Kia-Ora
- Type: Soft drink
- Manufacturer: The Coca-Cola Company
- Origin: Australia, Sydney
- Introduced: 1903

= Kia-Ora =

Fruit drink

Kia-Ora (/ˈkjɔːrə/ KYOR-ə) is a concentrated fruit soft drink brand, made by Atlantic Industries (a subsidiary of the Coca-Cola Company) and licensed for manufacturing in Ireland and up to 2019 in the UK by Coca-Cola Enterprises Ltd. The juice drink is sold in a concentrated state.

==History==
The brand-name is taken from kia ora, a Māori language greeting which has entered New Zealand English. The first Kia-Ora was a lemon squash sold by Arthur Gasquoine in Sydney, Australia, in 1903. The brand was bought by the Dixon family in the same year; the first factory was established by Roland Dixon in Prahran in Melbourne. The original factory chimney still exists and is now a heritage-listed building. The first bottle off the production line is still in the hands of the Dixon family, as is the original recipe for Chilli Cordial, one of the first flavours launched, alongside orange and lemon. Kia-Ora was launched in Great Britain in 1917 in orange and lemon flavours.

The success of Kia-Ora caused the Dixon family to expand the range of its drinks with other flavours: orange mixed fruit, raspberry, and pear are examples of the expanding range. No-added-sugar variants were also created. Kia-Ora prospered throughout the 20th century. The Second World War affected the brand only slightly in terms of production. The brand remained popular amongst children aged 3-10 in Australia and in the United Kingdom. From 1953, Kia-Ora was advertising with full-colour posters. In 1961, Kia-Ora was sold to the Campbell Soup Company of the US. The name's pronunciation is explained by John Betjeman in his poem Margate, 1940: "Kee-Ora".

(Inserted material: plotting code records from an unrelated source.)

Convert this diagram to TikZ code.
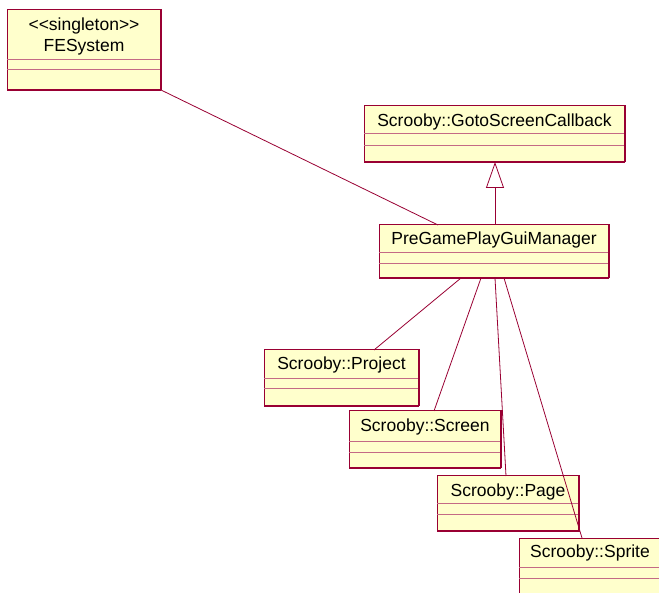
\documentclass[tikz,border=0pt]{standalone}
\usepackage{fontspec}
\setmainfont{Liberation Sans}
\usetikzlibrary{calc,arrows.meta}
\definecolor{umlfill}{HTML}{FFFFCC}
\definecolor{umlline}{HTML}{990033}
\definecolor{umlsep}{HTML}{C46A85}
\tikzset{
  classbox/.style={draw=umlline, fill=umlfill, line width=1pt, inner sep=0pt, outer sep=0pt, rectangle},
  sepline/.style={draw=umlsep, line width=1pt},
  shadowline/.style={draw=umlline, line width=2pt},
  classtext/.style={font=\fontsize{17.5}{21}\selectfont, align=center, inner sep=0pt},
  assoc/.style={draw=umlline, line width=0.8pt},
}
% name, x1, y1, x2, y2, ya, yb, text offset, text
\newcommand\umlclass[9]{%
  \node[classbox, anchor=north west, minimum width={#4pt-#2pt}, minimum height={#5pt-#3pt}] (#1) at (#2,#3) {};
  \draw[sepline] (#2,#6) -- (#4,#6);
  \draw[sepline] (#2,#7) -- (#4,#7);
  \draw[shadowline] (#1.south west) -- (#1.south east);
  \draw[umlline, line width=1.4pt] (#1.south east) -- (#1.north east);
  \node[classtext] at ($(#1.north)+(0,#8)$) {#9};
}
\begin{document}
\begin{tikzpicture}[x=1pt,y=-1pt]
\clip (0,0) rectangle (659,593);
\fill[white] (0,0) rectangle (659,593);
\umlclass{fes}{7}{10}{161}{90}{60}{70}{26}{{<}{<}singleton{>}{>}\\FESystem}
\umlclass{goto}{364}{106}{625}{162}{134}{146}{16}{Scrooby::GotoScreenCallback}
\umlclass{pgm}{379}{225}{609}{278}{253}{264}{15}{PreGamePlayGuiManager}
\umlclass{proj}{264}{350}{419}{406}{379}{389}{15}{Scrooby::Project}
\umlclass{scr}{349}{411}{501}{468}{442}{453}{16}{Scrooby::Screen}
\umlclass{page}{437}{476}{579}{531}{504}{514}{16}{Scrooby::Page}
\umlclass{spr}{519}{538}{661}{620}{567}{578}{15}{Scrooby::Sprite}
% connectors
\draw[assoc] (fes.south east) -- ($(pgm.north west)+(59,0)$);
\draw[assoc, -{Triangle[width=18pt,length=26pt,fill=white]}] ($(pgm.north west)+(116,0)$) -- ($(goto.south west)+(131,0)$);
\draw[assoc] ($(pgm.south west)+(82,0)$) -- ($(proj.north west)+(110,0)$);
\draw[assoc] ($(pgm.south west)+(102,0)$) -- ($(scr.north west)+(85,0)$);
\draw[assoc] ($(pgm.south west)+(116,0)$) -- ($(page.north west)+(69,0)$);
\draw[assoc] ($(pgm.south west)+(125,0)$) -- ($(spr.north west)+(63,0)$);
\end{tikzpicture}
\end{document}
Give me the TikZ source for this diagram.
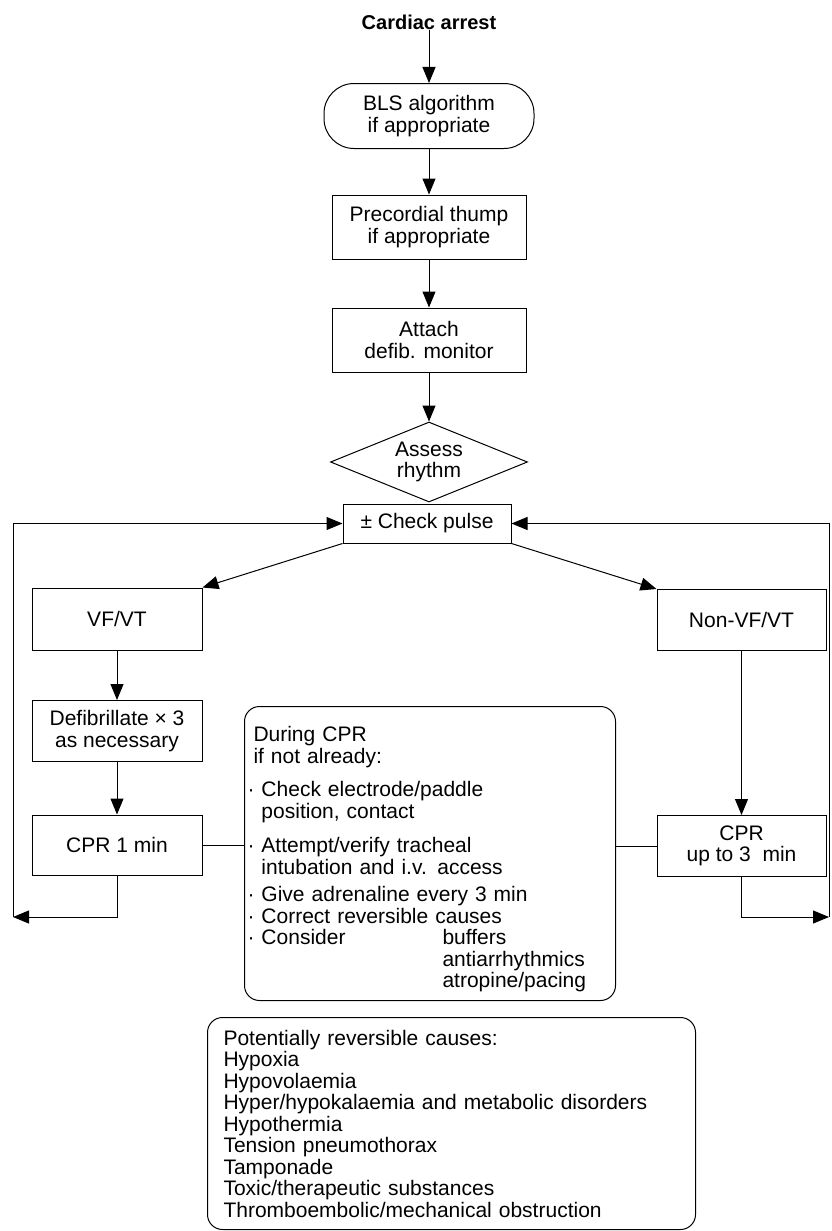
\documentclass[tikz,border=0pt]{standalone}
\usepackage{fontspec}
\setmainfont{Liberation Sans}
\usetikzlibrary{arrows.meta, shapes.geometric}

\tikzset{
  txt/.style={font=\fontsize{21}{21.5}\selectfont, align=center, inner sep=0pt},
  box/.style={txt, draw, line width=1pt},
  flow/.style={line width=1pt, -{Triangle[length=16pt, width=13pt]}},
  link/.style={line width=1pt},
}

\begin{document}
\begin{tikzpicture}[x=1pt, y=-1pt]
  \useasboundingbox (0,0) rectangle (831,1231);

  % main column
  \node[txt, font=\fontsize{20}{21}\selectfont\bfseries] (arrest) at (429,22) {Cardiac arrest};
  \node[box, rounded corners=30pt, minimum width=210pt, minimum height=65pt] (bls) at (429,116) {BLS algorithm\\if appropriate};
  \node[box, minimum width=194pt, minimum height=64pt] (thump) at (429,227) {Precordial thump\\if appropriate};
  \node[box, minimum width=194pt, minimum height=64pt] (attach) at (429,340) {Attach\\defib. monitor};
  \node[box, diamond, aspect=2.46, minimum width=197pt, minimum height=80pt] (rhythm) at (429,462) {Assess\\rhythm};
  \node[box, minimum width=168pt, minimum height=39pt] (pulse) at (427,523.5) {± Check pulse};

  % VF/VT branch
  \node[box, minimum width=170pt, minimum height=62pt] (vf) at (117,619) {VF/VT};
  \node[box, minimum width=170pt, minimum height=61pt] (defib) at (117,731) {Defibrillate × 3\\as necessary};
  \node[box, minimum width=170pt, minimum height=60pt] (cpra) at (117,845) {CPR 1 min};

  % non-VF/VT branch
  \node[box, minimum width=169pt, minimum height=61pt] (nonvf) at (741.5,620) {Non-VF/VT};
  \node[box, minimum width=169pt, minimum height=61pt] (cprb) at (741.5,846) {CPR\\up to 3\ \ min};

  % during CPR
  \node[box, rounded corners=15pt, anchor=north west, align=left, text width=365pt,
        minimum height=294pt, inner xsep=3pt] (during) at (244,706) {%
    \rule{0pt}{27pt}\hspace*{6pt}During CPR\\
    \hspace*{6pt}if not already:\\[12pt]
    · Check electrode/paddle\\
    \hphantom{· }position, contact\\[13pt]
    · Attempt/verify tracheal\\
    \hphantom{· }intubation and i.v. access\\[6pt]
    · Give adrenaline every 3 min\\
    · Correct reversible causes\\
    \makebox[195pt][l]{· Consider}buffers\\
    \hspace*{195pt}antiarrhythmics\\
    \hspace*{195pt}atropine/pacing};

  % reversible causes
  \node[box, rounded corners=15pt, anchor=north west, align=left, text width=456pt,
        minimum height=212pt, inner xsep=16pt] (causes) at (207,1017) {%
    Potentially reversible causes:\\
    Hypoxia\\
    Hypovolaemia\\
    Hyper/hypokalaemia and metabolic disorders\\
    Hypothermia\\
    Tension pneumothorax\\
    Tamponade\\
    Toxic/therapeutic substances\\
    Thromboembolic/mechanical obstruction};

  \coordinate (lc) at (13,917);
  \coordinate (rc) at (829,917);

  \draw[flow] (arrest) -- (bls);
  \draw[flow] (bls) -- (thump);
  \draw[flow] (thump) -- (attach);
  \draw[flow] (attach) -- (rhythm);
  \draw[flow] (pulse.south west) -- (vf.north east);
  \draw[flow] (pulse.south east) -- (nonvf.north west);
  \draw[flow] (vf) -- (defib);
  \draw[flow] (defib) -- (cpra);
  \draw[flow] (nonvf) -- (cprb);
  \draw[link] (cpra.east) -- (cpra.east -| during.west);
  \draw[link] (cprb.west -| during.east) -- (cprb.west);

  % loops back
  \draw[flow] (cpra.south) |- (lc);
  \draw[flow] (lc) |- (pulse.west);
  \draw[flow] (cprb.south) |- (rc);
  \draw[flow] (rc) |- (pulse.east);
\end{tikzpicture}
\end{document}
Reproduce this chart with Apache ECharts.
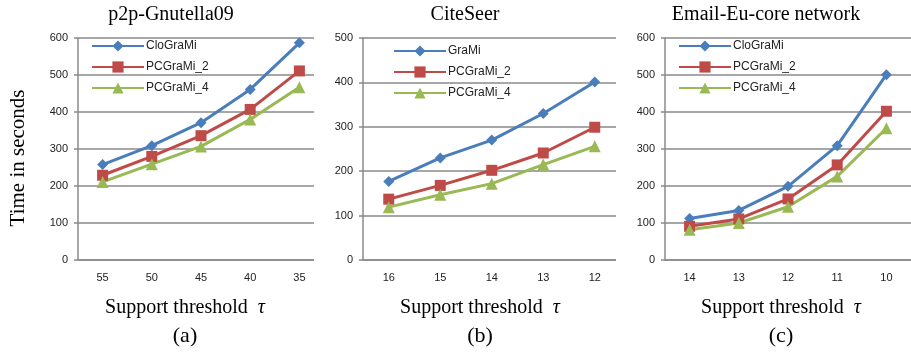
<!DOCTYPE html>
<html>
<head>
<meta charset="utf-8">
<script src="https://cdn.jsdelivr.net/npm/echarts@6/dist/echarts.min.js"></script>
<style>
html,body{margin:0;padding:0;background:#fff;}
#chart{width:911px;height:354px;}
</style>
</head>
<body>
<div id="chart"></div>
<script>
// ---- data ----
const catsA = ['55', '50', '45', '40', '35'];
const catsB = ['16', '15', '14', '13', '12'];
const catsC = ['14', '13', '12', '11', '10'];

const aCloGraMi = [258, 309, 371, 461, 587];
const aPCGraMi2 = [229, 280, 336, 407, 511];
const aPCGraMi4 = [211, 259, 307, 380, 467];

const bGraMi = [177, 230, 270, 330, 401];
const bPCGraMi2 = [137, 168, 202, 241, 299];
const bPCGraMi4 = [119, 147, 172, 215, 256];

const cCloGraMi = [112, 134, 199, 309, 501];
const cPCGraMi2 = [91, 111, 165, 257, 402];
const cPCGraMi4 = [82, 100, 144, 226, 356];

const titles = ['p2p-Gnutella09', 'CiteSeer', 'Email-Eu-core network'];
const panelLabels = ['(a)', '(b)', '(c)'];
const yMax = [600, 500, 600];
const yName = 'Time in seconds';
const xName = 'Support threshold';

// ---- style ----
const BLUE = '#4A7EBB', RED = '#BE4B48', GREEN = '#98B954';
const GRIDC = '#8a8a8a';
const SANS = '"Liberation Sans", Arial, sans-serif';
const SERIF = '"Liberation Serif", "Times New Roman", serif';

const grids = [
  {left: 78, top: 38, width: 246, height: 222},
  {left: 363, top: 38, width: 257.5, height: 222},
  {left: 665, top: 38, width: 252, height: 222}
];
const cats = [catsA, catsB, catsC];

const xAxes = cats.map((c, i) => ({
  type: 'category', gridIndex: i, data: c, boundaryGap: true,
  axisLine: {lineStyle: {color: GRIDC, width: 1.5}},
  axisTick: {length: 4, lineStyle: {color: GRIDC, width: 1.5}},
  axisLabel: {color: '#222', fontFamily: SANS, fontSize: 11, margin: 12}
}));
const yAxes = yMax.map((m, i) => ({
  type: 'value', gridIndex: i, min: 0, max: m, interval: 100,
  axisLine: {show: true, lineStyle: {color: GRIDC, width: 1.5}},
  axisTick: {show: true, length: 4, lineStyle: {color: GRIDC, width: 1.5}},
  splitLine: {lineStyle: {color: GRIDC, width: 1.5}},
  axisLabel: {color: '#222', fontFamily: SANS, fontSize: 11, margin: 10}
}));

function mk(name, data, idx, color, symbol, size) {
  return {
    name: name, type: 'line', xAxisIndex: idx, yAxisIndex: idx, data: data,
    color: color, symbol: symbol, symbolSize: size, showSymbol: true,
    lineStyle: {width: 3, color: color}, itemStyle: {color: color},
    animation: false
  };
}
const series = [
  mk('CloGraMi', aCloGraMi, 0, BLUE, 'diamond', 11),
  mk('PCGraMi_2', aPCGraMi2, 0, RED, 'rect', 11),
  mk('PCGraMi_4', aPCGraMi4, 0, GREEN, 'triangle', 12),
  mk('GraMi', bGraMi, 1, BLUE, 'diamond', 11),
  mk('PCGraMi_2', bPCGraMi2, 1, RED, 'rect', 11),
  mk('PCGraMi_4', bPCGraMi4, 1, GREEN, 'triangle', 12),
  mk('CloGraMi', cCloGraMi, 2, BLUE, 'diamond', 11),
  mk('PCGraMi_2', cPCGraMi2, 2, RED, 'rect', 11),
  mk('PCGraMi_4', cPCGraMi4, 2, GREEN, 'triangle', 12)
];

const legendBase = {
  orient: 'vertical', itemWidth: 52, itemHeight: 14, itemGap: 9,
  textStyle: {fontFamily: SANS, fontSize: 12, color: '#222', padding: [0, 0, 0, -3]},
  selectedMode: false, padding: 0
};
const legends = [
  Object.assign({}, legendBase, {left: 91, top: 40, data: ['CloGraMi', 'PCGraMi_2', 'PCGraMi_4']}),
  Object.assign({}, legendBase, {left: 393, top: 45, data: ['GraMi', 'PCGraMi_2', 'PCGraMi_4']}),
  Object.assign({}, legendBase, {left: 678, top: 40, data: ['CloGraMi', 'PCGraMi_2', 'PCGraMi_4']})
];

const titleX = [171, 465, 766];
const xNameX = [185, 480, 781];
const graphics = [
  // panels overlap: each panel's white background covers the previous one's right edge
  {type: 'rect', shape: {x: 314, y: 28, width: 14, height: 240}, style: {fill: '#ffffff'}, z: 100, zlevel: 0},
  {type: 'rect', shape: {x: 616, y: 28, width: 10, height: 240}, style: {fill: '#ffffff'}, z: 100, zlevel: 0},
  {type: 'text', x: 18, y: 158, rotation: Math.PI / 2,
   style: {text: yName, font: '21px ' + SERIF, fill: '#000', align: 'center', verticalAlign: 'middle'}, z: 100}
];
titles.forEach((t, i) => {
  graphics.push({type: 'text', x: titleX[i], y: 15,
    style: {text: t, font: '20px ' + SERIF, fill: '#000', align: 'center', verticalAlign: 'middle'}, z: 100});
  graphics.push({type: 'text', x: xNameX[i], y: 308,
    style: {text: xName + '  {i|τ}', font: '20px ' + SERIF, fill: '#000', align: 'center', verticalAlign: 'middle',
      rich: {i: {font: 'italic 20px ' + SERIF, fill: '#000'}}}, z: 100});
  graphics.push({type: 'text', x: xNameX[i], y: 336,
    style: {text: panelLabels[i], font: '22px ' + SERIF, fill: '#000', align: 'center', verticalAlign: 'middle'}, z: 100});
});

const chart = echarts.init(document.getElementById('chart'), null, {renderer: 'canvas'});
chart.setOption({
  backgroundColor: '#fff',
  animation: false,
  grid: grids,
  xAxis: xAxes,
  yAxis: yAxes,
  legend: legends,
  series: series,
  graphic: {elements: graphics}
});
</script>
</body>
</html>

The brand became popular in the UK in the 1970s. It was widely available in cinemas, ready-to-drink in cartons, paired with an advertisement spoofing the Columbia Pictures logo. In 1982, Kia-Ora launched a colourful, animated advertising campaign, directed by Oscar Grillo of Klacto Animations, which used the jingle "We all adore a Kia-Ora", and featured a child in a straw hat, a dog called Fedora who served the drink, and several crows which pursued the boy for a drink, with the boy responding with "it's too orangey for crows". Later promotions included Caramba's song "Fido"; the jingle was referred to in the Spaced episode "Gone". The advertisements attracted criticism in later years, because of their use of Jim Crow-style racial stereotypes in their depiction of the characters. The brand was refreshed in 1987, with a series of advertisements directed by Geoff Dunbar, featuring redesigned characters, the introduction of the boy's chubby father, and new variations on the jingle.

The success of the Kia-Ora brand subsequently declined, overtaken by rival juice producers such as MiWadi and Robinsons. Coca-Cola eventually discontinued all variations except sugar-free orange and sugar-free mixed fruit.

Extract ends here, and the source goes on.